The 19th came, but it brought nothing with it. I was on that day at the palace. There was no grand levée, only a small one; and pages of the second form were sent to such levées in order to get accustomed to the palace ways. It was my turn that day; and as I was seeing off one of the grand duchesses who came to the palace to assist at the Mass, her husband did not appear and I went to fetch him. He was called out of the emperor’s study, and I told him, in a half jocose way, of the perplexity of his wife, without having the slightest suspicion of the important matters that may have been talked of in the study at that time. Apart from a few of the initiated, no one in the palace suspected that the manifesto had been signed on February 19, and was kept back for a fortnight only because the next Sunday, the 26th, was the beginning of the carnival week, and it was feared that, owing to the drinking which goes on in the villages during the carnival, peasant insurrections might break out. Even the carnival fair, which used to be held at St. Petersburg on the square near the winter palace, was removed that year to another square, from fear of a popular insurrection in the capital. Most sanguinary instructions had been issued to the army as to the ways of repressing peasant uprisings.

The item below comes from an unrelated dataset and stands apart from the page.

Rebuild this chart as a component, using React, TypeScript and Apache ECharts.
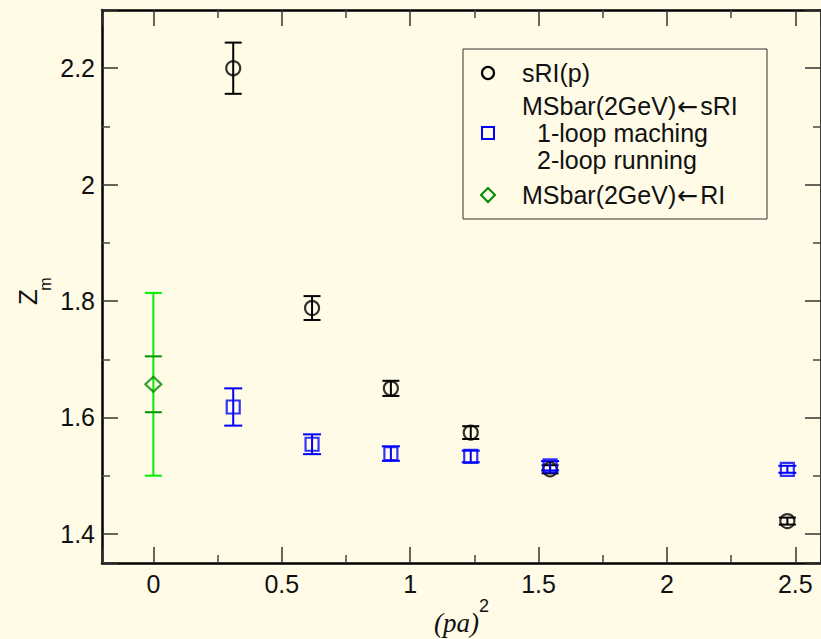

A fortnight later, on the last Sunday of the carnival (March 5, or rather March 17, new style), I was at the corps, having to take part in the military parade at the riding-school. I was still in bed, when my soldier servant, Ivánoff, dashed in with the tea-tray, exclaiming, ‘Prince, freedom! The manifesto is posted on the Gostínoi Dvor’ (the shops opposite the corps).
‘Did you see it yourself?’
‘Yes. People stand round; one reads, the others listen. It is freedom!’
In a couple of minutes I was dressed and out. A comrade was coming in.
‘Kropótkin, freedom!’ he shouted. ‘Here is the manifesto. My uncle learned last night that it would be read at the early Mass at the Isaac Cathedral; so we went. There were not many people there; peasants only. The manifesto was read and distributed after the Mass. They well understood what it meant: when I came out of the church, two peasants, who stood in the gateway, said to me in such a droll way, “Well, sir? now—all gone?”’ And he mimicked how they had shown him the way out. Years of expectation were in that gesture of sending away the master.
I read and re-read the manifesto. It was written in an elevated style by the old metropolitan of Moscow, Philarète, but with a useless mixture of Russian and old Slavonian which obscured the sense. It was liberty; but it was not liberty yet, the peasants having to remain serfs for two years more, till February 19, 1863. Notwithstanding all this, one thing was evident: serfdom was abolished, and the liberated serfs would get the land and their homesteads. They would have to pay for it, but the old stain of slavery was removed. They would be slaves no more; the reaction had not got the upper hand.
We went to the parade; and when all the military performances were over, Alexander II., remaining on horseback, loudly called out, ‘The officers to me!’ They gathered round him, and he began, in a loud voice, a speech about the great event of the day.
‘The officers ... the representatives of the nobility in the army’—these scraps of sentences reached our ears—‘an end has been put to centuries of injustice.... I expect sacrifices from the nobility ... the loyal nobility will gather round the throne’ ... and so on. Enthusiastic hurrahs resounded amongst the officers as he ended.